Cuttooth wrote:Moggy wrote:Cuttooth wrote:Moggy wrote:Pre 2017 election Labour were polling at below 30%
Post 2017 election Labour jumped up to the high 30s, low 40s with the odd poll putting them as high as 45%.
They then slipped back down to below 30% before slightly recovering to the low 30s.
Your point was that Labour polled at 42-45% despite there being other parties. Which is true, but ignores the polling either side of the 2017 election and ignores that Labour lost in 2017. Corbyn at his most popular couldn't beat May at her least popular. That's mostly down to FPTP but the split in the left/centre-left vote makes it nearly impossible for Labour to win an election.
I'm not ignoring any of that! It's just a ridiculous notion that 36% of the vote is a good performance because there are multiple parties vying for the same type of voter when we know Labour has performed better in the, relatively, recent past in both opinion polls and actual elections.
Instead of the same cry of "the left eats itself!" every few months it's better to analyse why Labour started sliding from early 2018 and never recovered (with polling leads only due to the Brexit Party coming into existence) and why a current strategy of chasing Tory voters at the expense of the new core Labour voter isn't working.
The left is eating itself though. And under FPTP it's suicidal to not work together.
The Tories are getting 45%, with another 1% going to UKIP/Brexit Party/Waitrose Tommy Robinson.
Labour are getting 36% with the Lib Dem's getting 6% and Greens getting 5%.
The left and centre-left are "winning" the polls. But their vote share is divided up.
It was the same at the last election. The Tories got less than 44% of the vote. Labour, Lib Dem's and SNP got over 47% between them. Which meant an 80 seat Tory majority.
I'm well aware of the current divide, I'm just saying it's in Labour's power to
actually win a lot of those Lib Dem and Green votes.The reason they aren't is because the Lib Dems and Greens have been actively put off Starmer's Labour due to the party's unnecessary backing the Tories' Brexit deal and overall increased shift rightwards on some social issues.

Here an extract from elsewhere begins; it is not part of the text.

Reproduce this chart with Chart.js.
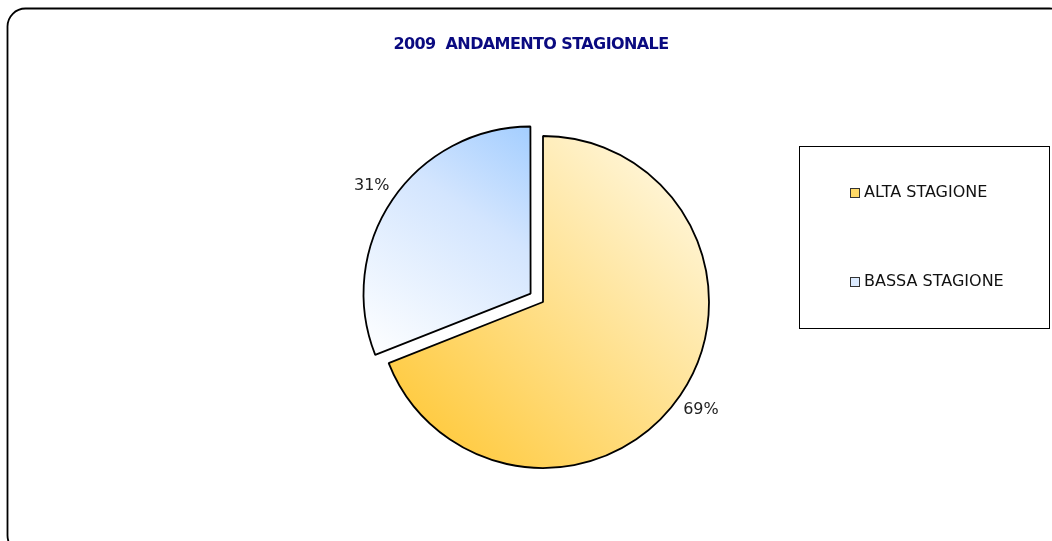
<!DOCTYPE html>
<html>
<head>
<meta charset="utf-8">
<script src="https://cdn.jsdelivr.net/npm/chart.js@4/dist/chart.umd.min.js"></script>
<style>
  html, body { margin: 0; padding: 0; background: #fff; }
  #wrap { position: relative; width: 1052px; height: 541px; }
</style>
</head>
<body>
<div id="wrap"><canvas id="pieChart" width="1052" height="541"></canvas></div>
<script>
// ===========================
// DATA
// ===========================
const chartTitle = "2009  ANDAMENTO STAGIONALE";
const categories = ["ALTA STAGIONE", "BASSA STAGIONE"];
const shares = [69, 31];
const sliceOffsets = [0, 60];

const PIE_RADIUS = 166;

// gradient ends per slice: [lower-left, upper-right]
const gradientStops = [
    ["#FFCC45", "#FFF6DA"],
    ["#FBFDFF", "#A2CDFF"]
];
const legendSwatch = ["#FFD966", "#DCEBFF"];

function sliceFill(context) {
    const chart = context.chart;
    const area = chart.chartArea;
    if (!area) return gradientStops[context.dataIndex][0];
    const g = chart.ctx;
    const cx = (area.left + area.right) / 2;
    const cy = (area.top + area.bottom) / 2;
    const r = PIE_RADIUS;
    let grad;
    if (context.dataIndex === 0) {
        grad = g.createLinearGradient(cx - 0.7 * r, cy + 0.7 * r, cx + 0.8 * r, cy - 0.8 * r);
    } else {
        grad = g.createLinearGradient(cx - 0.95 * r, cy + 0.3 * r, cx - 0.02 * r, cy - 1.05 * r);
    }
    grad.addColorStop(0, gradientStops[context.dataIndex][0]);
    if (context.dataIndex === 1) grad.addColorStop(0.6, "#D3E5FE");
    grad.addColorStop(1, gradientStops[context.dataIndex][1]);
    return grad;
}

// ===========================
// DECORATION PLUGIN (frame, title, legend box, % labels)
// ===========================
const decorations = {
    id: "decorations",
    beforeDraw(chart) {
        const g = chart.ctx;
        g.save();
        g.fillStyle = "#fff";
        g.fillRect(0, 0, chart.width, chart.height);
        g.strokeStyle = "#000";
        g.lineWidth = 1.8;
        g.beginPath();
        g.roundRect(7.5, 8.5, 1060, 545, 18);
        g.stroke();
        g.restore();
    },
    afterDraw(chart) {
        const g = chart.ctx;
        g.save();

        // title
        g.fillStyle = "#0A0A80";
        g.font = "bold 16px 'DejaVu Sans'";
        g.letterSpacing = "-0.6px";
        g.textAlign = "center";
        g.textBaseline = "middle";
        g.fillText(chartTitle, 531, 45);
        g.letterSpacing = "0px";

        // percent labels outside the slices
        const meta = chart.getDatasetMeta(0);
        const total = shares.reduce((a, b) => a + b, 0);
        g.fillStyle = "#222";
        g.font = "16px 'DejaVu Sans'";
        meta.data.forEach((arc, i) => {
            const mid = (arc.startAngle + arc.endAngle) / 2;
            const off = sliceOffsets[i] / 4 * (2 - Math.sin(Math.min(Math.PI, arc.circumference)));
            const d = off + arc.outerRadius + 25;
            const x = arc.x + Math.cos(mid) * d;
            const y = arc.y + Math.sin(mid) * d;
            g.fillText(Math.round(shares[i] / total * 100) + "%", x, y);
        });

        // legend box
        g.strokeStyle = "#000";
        g.lineWidth = 1;
        g.strokeRect(799.5, 146.5, 250, 182);
        g.textAlign = "left";
        g.font = "16px 'DejaVu Sans'";
        const rows = [193, 282];
        categories.forEach((name, i) => {
            const y = rows[i];
            g.fillStyle = legendSwatch[i];
            g.fillRect(850.5, y - 4.5, 9, 9);
            g.strokeStyle = "#333";
            g.strokeRect(850.5, y - 4.5, 9, 9);
            g.fillStyle = "#111";
            g.fillText(name, 864, y);
        });

        g.restore();
    }
};

// ===========================
// PIE CHART
// ===========================
const ctx = document.getElementById("pieChart").getContext("2d");

new Chart(ctx, {
    type: "pie",
    data: {
        labels: categories,
        datasets: [{
            data: shares,
            backgroundColor: sliceFill,
            borderColor: "#000",
            borderWidth: 1.8,
            offset: sliceOffsets,
            hoverOffset: 0
        }]
    },
    options: {
        responsive: false,
        animation: false,
        radius: PIE_RADIUS,
        layout: {
            padding: { left: 200, right: 166, top: 120, bottom: 57 }
        },
        plugins: {
            legend: { display: false },
            title: { display: false },
            tooltip: { enabled: false }
        }
    },
    plugins: [decorations]
});
</script>
</body>
</html>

And if Labour still want to follow it's current strategy of chasing Tory voters who are quite happy with the Tories then they have to at least consider a full of electoral pact with all three other parties it can possibly go into coalition with.
I don't think that's true. In the last 50 years, the only Labour leader to win was Blair. And he did that at a time when the Libs were getting 15%+ of the vote. He took disaffected Tories and convinced them that he was a safe bet.
We are in a different situation now, there are no Labour politicians that can reach across to Tory voters. The stench of what New Labour became and the increased polarisation of politics will stop Tory, Lib and Green voters switching in great numbers.
Go too left and they lose the Tory lite voters.
Go too central and they lose the socialist voters.
Their only hope is to agree to a pact with the other parties.